My son wants to start therapy but insists that he wants to see a well-trained professional who has undergone his/her own therapy. Aren’t all therapists required to do this?


No, most therapists are not required to undergo their own therapy. Only a few clinical programs have this requirement. Personal therapy is also required for those studying to be psychoanalysts. (Psychoanalysis is a type of therapy initiated by Dr. Sigmund Freud that emphasizes the influence of the unconscious mind.) It sounds to me that your son not only wants to have a therapist who has been through his/her own therapy (a plus), but also one who is knowledgeable, empathetic, caring and can be genuinely engaged in the therapeutic relationship. Such a relationship develops when a therapist actively listens and understands you and the issues you’re dealing with. With this understanding, the therapist can provide valuable insights, pertinent feedback, useful skills, support and encouragement. In choosing a therapist, it helps to focus both on the personality of the therapist and the model of therapy that appeals to your son. A few of the most effective psychotherapeutic models are…

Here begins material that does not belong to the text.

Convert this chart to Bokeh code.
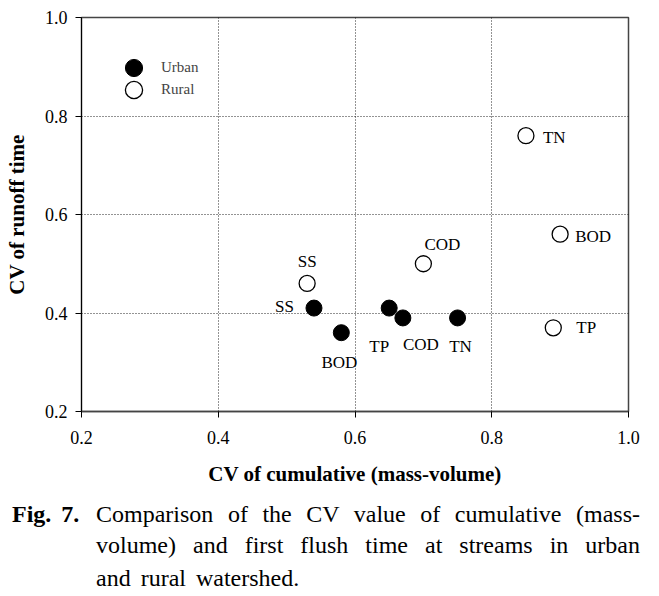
from bokeh.plotting import figure
from bokeh.models import (ColumnDataSource, FixedTicker, PrintfTickFormatter, Div,
                          Range1d, Legend, LegendItem)
from bokeh.layouts import column
from bokeh.embed import file_html
from bokeh.resources import INLINE
from bokeh.core.properties import value

# ---- data ----
urban_params = ["SS", "BOD", "TP", "COD", "TN"]
urban_x = [0.54, 0.58, 0.65, 0.67, 0.75]
urban_y = [0.41, 0.36, 0.41, 0.39, 0.39]

rural_params = ["SS", "COD", "BOD", "TP", "TN"]
rural_x = [0.53, 0.70, 0.90, 0.89, 0.85]
rural_y = [0.46, 0.50, 0.56, 0.37, 0.76]

ticks = [0.2, 0.4, 0.6, 0.8, 1.0]
x_label = "CV of cumulative (mass-volume)"
y_label = "CV of runoff time"
series_names = ["Urban", "Rural"]

# ---- label placement styles (pixel offsets) ----
urban_align = ["right", "center", "center", "center", "center"]
urban_dx = [-20, -2, -10, 18, 3]
urban_dy = [-2, 30, 38, 27, 29]
rural_align = ["center", "center", "left", "left", "left"]
rural_dx = [0, 19, 15, 23, 17]
rural_dy = [-22, -19, 2, 0, 2]

FONT = "Liberation Serif"

urban_src = ColumnDataSource(dict(x=urban_x, y=urban_y, t=urban_params,
                                  al=urban_align, dx=urban_dx, dy=urban_dy))
rural_src = ColumnDataSource(dict(x=rural_x, y=rural_y, t=rural_params,
                                  al=rural_align, dx=rural_dx, dy=rural_dy))

p = figure(width=653, height=491, output_backend="svg", toolbar_location=None,
           x_range=Range1d(ticks[0], ticks[-1]), y_range=Range1d(ticks[0], ticks[-1]),
           min_border_left=81, min_border_top=17, min_border_right=25, min_border_bottom=80)

p.background_fill_color = "white"
p.border_fill_color = "white"
p.outline_line_color = "#444444"
p.outline_line_width = 1.5

for ax in (p.xaxis[0], p.yaxis[0]):
    ax.ticker = FixedTicker(ticks=ticks)
    ax.formatter = PrintfTickFormatter(format="%.1f")
    ax.major_tick_in = 0
    ax.major_tick_out = 6
    ax.minor_tick_in = 0
    ax.minor_tick_out = 0
    ax.major_label_text_font = FONT
    ax.major_label_text_font_size = "18px"
    ax.major_label_text_color = "black"
    ax.axis_label_text_font = FONT
    ax.axis_label_text_font_size = "21px"
    ax.axis_label_text_font_style = "bold"
    ax.axis_label_text_color = "black"
    ax.axis_line_color = "black"
    ax.major_tick_line_color = "black"

p.xaxis.axis_label = x_label
p.yaxis.axis_label = y_label
p.xaxis.major_label_standoff = 13
p.xaxis.axis_label_standoff = 15
p.yaxis.major_label_standoff = 8
p.yaxis.axis_label_standoff = 13
p.xaxis.axis_line_color = "#444444"
p.xaxis.axis_line_width = 1.5

for g in (p.xgrid[0], p.ygrid[0]):
    g.ticker = FixedTicker(ticks=ticks)
    g.grid_line_color = "black"
    g.grid_line_dash = "1 2"
    g.grid_line_width = 1
    g.grid_line_alpha = 0.85

r_urban = p.scatter("x", "y", source=urban_src, size=16, marker="circle",
                    fill_color="black", line_color="black", line_width=1)
r_rural = p.scatter("x", "y", source=rural_src, size=16, marker="circle",
                    fill_color="white", line_color="black", line_width=1.3)

for src in (urban_src, rural_src):
    p.text("x", "y", text="t", source=src, text_align="al", text_baseline="middle",
           x_offset="dx", y_offset="dy", text_font=value(FONT),
           text_font_size="17px", text_color="black")

# one legend per entry so the rows can sit closer than the glyph box height
legend_locs = [(31, 322), (31, 300)]
for name, rend, loc in zip(series_names, [r_urban, r_rural], legend_locs):
    lg = Legend(items=[LegendItem(label=name, renderers=[rend])],
                location=loc, glyph_width=43, glyph_height=43, spacing=0,
                padding=0, margin=0, label_standoff=6,
                label_text_font=FONT, label_text_font_size="15px",
                label_text_baseline="middle",
                border_line_color=None, background_fill_alpha=0)
    p.add_layout(lg, "center")

caption_html = f"""
<div style="font-family:'{FONT}'; font-size:24px; color:#000; width:653px; height:100px;
            padding-top:8px; box-sizing:border-box; display:flex; flex-direction:row;">
  <div style="width:96px; padding-left:12px; box-sizing:border-box; font-weight:bold;
              line-height:31px; word-spacing:4px; white-space:nowrap;">Fig. 7.</div>
  <div style="width:544px;">
    <div style="line-height:31px; text-align:justify; text-align-last:justify;">Comparison of the CV value of cumulative (mass-</div>
    <div style="line-height:31px; text-align:justify; text-align-last:justify;">volume) and first flush time at streams in urban</div>
    <div style="line-height:14px; margin-top:10px; word-spacing:4px;">and rural watershed.</div>
  </div>
</div>
"""
cap = Div(text=caption_html, width=653, height=100, margin=0)

layout = column(p, cap, spacing=0)
open("out.html", "w").write(file_html(layout, INLINE))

  • Cognitive therapy (also called cognitive behavioral therapy), which focuses on altering irrational beliefs and erroneous or distorted thinking.
  • Behavior modification therapy, which centers on changing maladaptive behaviors.
  • Dialectical behavior therapy, which is a type of skills training therapy that focuses on high-risk, tough-to-treat patients.
  • Gestalt therapy, which focuses on acknowledging and accepting all parts of oneself in order to live life as a creative and integrated “whole” person.
  • Psychodynamic therapy, which highlights the influence of relationships, emotions, childhood experiences and inner conflict.
  • Systems therapy, which centers on the influence of the system in which you live and work. People generally thrive in the right environment and pale in the wrong one.
Your son will probably find it best if his therapist is well versed in a range of models. That way, strategies from diverse types of therapies can be used to create an individualized, tailored treatment experience. This is important. Why? Because what presents as his problem—let’s say it’s chronic anxiety—may not be the essence of his problem. What’s going on beneath the surface that’s inducing the anxiety is the major issue. Perhaps it’s perfectionism that he must always be the best. But where does the perfectionism come from? Is it innate? Does he have a striving nature? Or does it stem from sibling rivalry, parental pressure, cultural clout or a host of other reasons? Hence, your son will want a therapist who understands him and the influences in his life—not just his symptoms. Choosing a really good therapist is even more confusing because therapists are trained and licensed within different disciplines and states may have different licensing requirements. The best trained are generally psychologists and clinical social workers, though therapy may also be practiced by licensed mental health counselors and nurse practitioners. Psychiatrists are physicians who mainly prescribe psychotropic medications, such as antidepressants, antianxiety medication and mood stabilizers, though some are also trained to do therapy. So, what type of therapist should your son choose? He should look for a professional who is licensed. In addition, the therapist should…
  • Have years of clinical experience in your son’s issues.
  • Understand and respect your son’s experience.
  • Have good judgment, acumen and smarts.
  • Offer invaluable interpretations, insights and ingenuity.
I believe that a therapist who has also had his/her own therapy experience can be particularly helpful as well. Research has shown that the relationship between therapist and client is a more powerful therapeutic indicator than any particular treatment modality. It may take several sessions for your son to know if he has chosen a therapist who is right for him. But if he has, amazing things can happen!